Expelled students along with some social activist.

The Prime Ministers Special Scholarship Scheme (PMSSS), that was launched with fan-fare in Kashmir by then UPA government has ended up ruining career of vulnerable students. The scheme is back in news after two colleges in Haryana expelled 86 students for non-payment of dues recently, putting their careers at risk.

Sadat Hussain, 23, a BBA student, who was about to sit in his sixth semester exams was told to leave the campus by Delhi Technical Campus, Haryana, because MHRD has failed to pay for his tuition and hostels charges, covered in the PMSSS.

“I was shown the door at the eleventh hour by my college authorities. My career is at stake,” says Hussain who came back to Kashmir some two months ago after he was denied permission to take his final semester exams.

Ever since its inception PMSSS is in news for all the bad reason. It has over the years became a reason for pain for students who are studying in different colleges across India.

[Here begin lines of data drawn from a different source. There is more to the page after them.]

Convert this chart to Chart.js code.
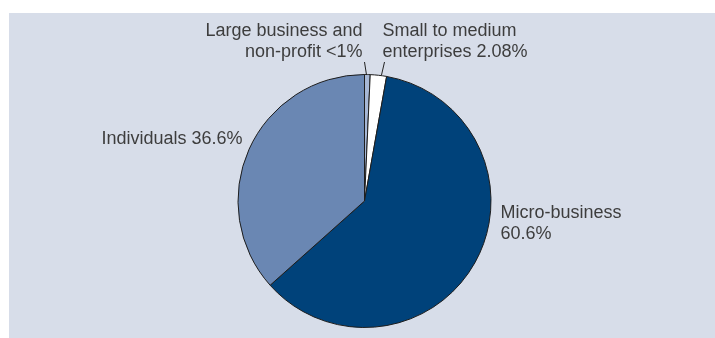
<!DOCTYPE html>
<html>
<head>
<meta charset="utf-8">
<script src="https://cdn.jsdelivr.net/npm/chart.js@4.4.1/dist/chart.umd.min.js"></script>
<style>
  html, body { margin: 0; padding: 0; background: #ffffff; }
  #wrap { width: 715px; height: 338px; position: relative; }
</style>
</head>
<body>
<div id="wrap"><canvas id="pie" width="715" height="338"></canvas></div>
<script>
// segments go clockwise from 12 o'clock
const categories = ["Large business and non-profit", "Small to medium enterprises", "Micro-business", "Individuals"];
const shares = [0.72, 2.08, 60.6, 36.6];
const shareLabels = ["<1%", "2.08%", "60.6%", "36.6%"];
const sliceColors = ["#a7b8d6", "#ffffff", "#00427a", "#6a87b3"];

const PANEL = "#d7dde9";
const TEXT = "#3d3d3d";
const FONT = '18px "Liberation Sans", Arial, sans-serif';

// where each label sits, relative to pie centre (dx, dy of first baseline), align, lines
const labelSpots = [
  { dx: -2, dy: -165, align: "right", lines: ["Large business and", "non-profit " + shareLabels[0]], leader: [2, -126, 0, -139] },
  { dx: 18, dy: -165, align: "left", lines: ["Small to medium", "enterprises " + shareLabels[1]], leader: [17, -126, 20, -139] },
  { dx: 136, dy: 17, align: "left", lines: ["Micro-business", shareLabels[2]] },
  { dx: -122, dy: -57, align: "right", lines: ["Individuals " + shareLabels[3]] }
];

const panelBg = {
  id: "panelBg",
  beforeDraw(chart) {
    const ctx = chart.ctx;
    ctx.save();
    ctx.fillStyle = PANEL;
    ctx.fillRect(9, 13, chart.width - 9, chart.height - 13);
    ctx.restore();
  }
};

const sliceLabels = {
  id: "sliceLabels",
  afterDraw(chart) {
    const arc = chart.getDatasetMeta(0).data[0];
    const cx = arc.x, cy = arc.y;
    const ctx = chart.ctx;
    ctx.save();
    ctx.font = FONT;
    ctx.fillStyle = TEXT;
    ctx.textBaseline = "alphabetic";
    labelSpots.forEach(s => {
      ctx.textAlign = s.align;
      s.lines.forEach((t, i) => ctx.fillText(t, cx + s.dx, cy + s.dy + i * 21));
      if (s.leader) {
        ctx.strokeStyle = "#222222";
        ctx.lineWidth = 1;
        ctx.beginPath();
        ctx.moveTo(cx + s.leader[0], cy + s.leader[1]);
        ctx.lineTo(cx + s.leader[2], cy + s.leader[3]);
        ctx.stroke();
      }
    });
    ctx.restore();
  }
};

new Chart(document.getElementById("pie"), {
  type: "pie",
  data: {
    labels: categories,
    datasets: [{
      data: shares,
      backgroundColor: sliceColors,
      borderColor: "#1e1e1e",
      borderWidth: 1
    }]
  },
  options: {
    responsive: false,
    animation: false,
    devicePixelRatio: 1,
    layout: { padding: { top: 74, bottom: 10, left: 237, right: 223 } },
    plugins: {
      legend: { display: false },
      tooltip: { enabled: false }
    }
  },
  plugins: [panelBg, sliceLabels]
});
</script>
</body>
</html>
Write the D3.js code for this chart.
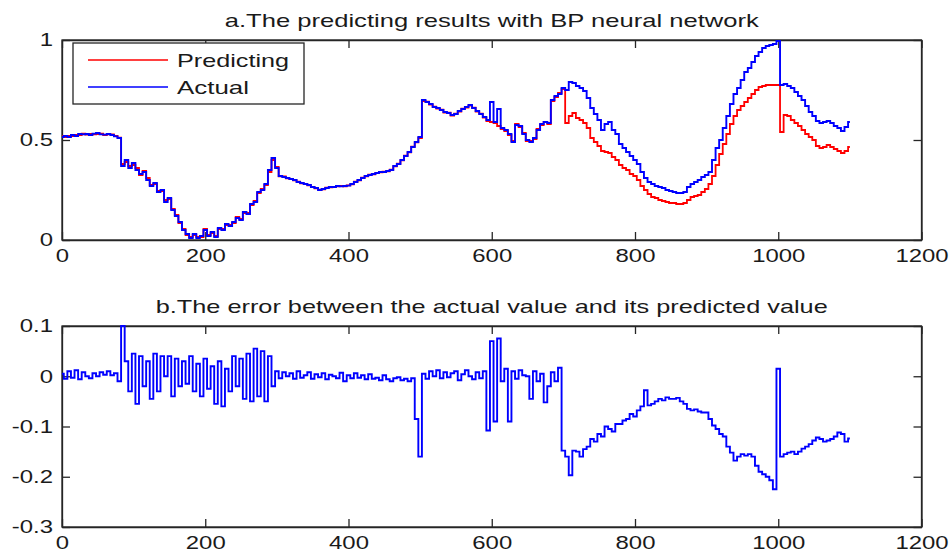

“There are a number of students in colleges across different states in India. We were promised a safe future but it turned into an ending nightmare for us,” feels Hussain.

Interestingly, PMSSS was introduced by GoI in 2011 to help 5000 marginalized students from Kashmir to fulfill their dream of studying in top professional colleges across India.

The scholarship was an all expenses included study programme that promised to cover tuition fee, hostel fees, cost of books and other incidental charges to the students of J&K.

But, within an year of its launch, colleges alleged that MHRD has failed to keep it promise of reimbursing the costs of study that these students have incurred.

“We were promised a cent per cent hassle free scholarship by the government. But now they (MHRD) has stopped paying the same. But how are responisble for that,” asks Hussain who hails from Pohra, Nowgam, on the outskirts of Srinagar city.

Hussain says that college authorities are asking for clearance of all outstanding dues by the students, only then they will allow us to sit in the exams. “How can my family bare such huge expenses when the scheme was clearely meant for poor students,” questions Hussain who comes from a humble farmers family. “My father has to take care of my other siblings too. How can he pay such a big amount for my studies only,” says Hussain who has two sisters and two brothers.

“We were told it is PM’s Scholarship Scheme but it is in fact PM’s Scholarship Scam,” says Hussain.

Another student, Nisar Ahmad Sofi, 20, a B.Tech fourth semester student at Rohtak Institute of Engineering and Management, who was sent home on the same date as Hussain, feels dejected by the callous attitude of the college authorities. “How can they ruin our career like this,” asks Sofi.

Now sitting idle at home, Sofi a resident of Manzhama, Magam in Budgam district is waiting anxiously for any breakthrough so that he can rejoin his college and complete his studies. Sofi’s father, Abdul Sattar Sofi, a small time shopkeeper by profession who also works as a labourer in order to support his family, says he has lost all hope that were pinned on his son. “My father was happy when I was selected for PMSSS. He knew that studying outside will eventually help the family get out of poverty,” says Sofi.

But it has been two months now that Sofi and Hussain are back home without a hope of returning.

“How can we go back. They (colleges) need money which we don’t have,” says a dejected Sofi.

“We send our kids outside to become doctors and engineers in India but they are sent back only as half-doctors and half-engineers,” says Sajad Noorabadi, a social activist and teacher from Manzgam in Kulgam district.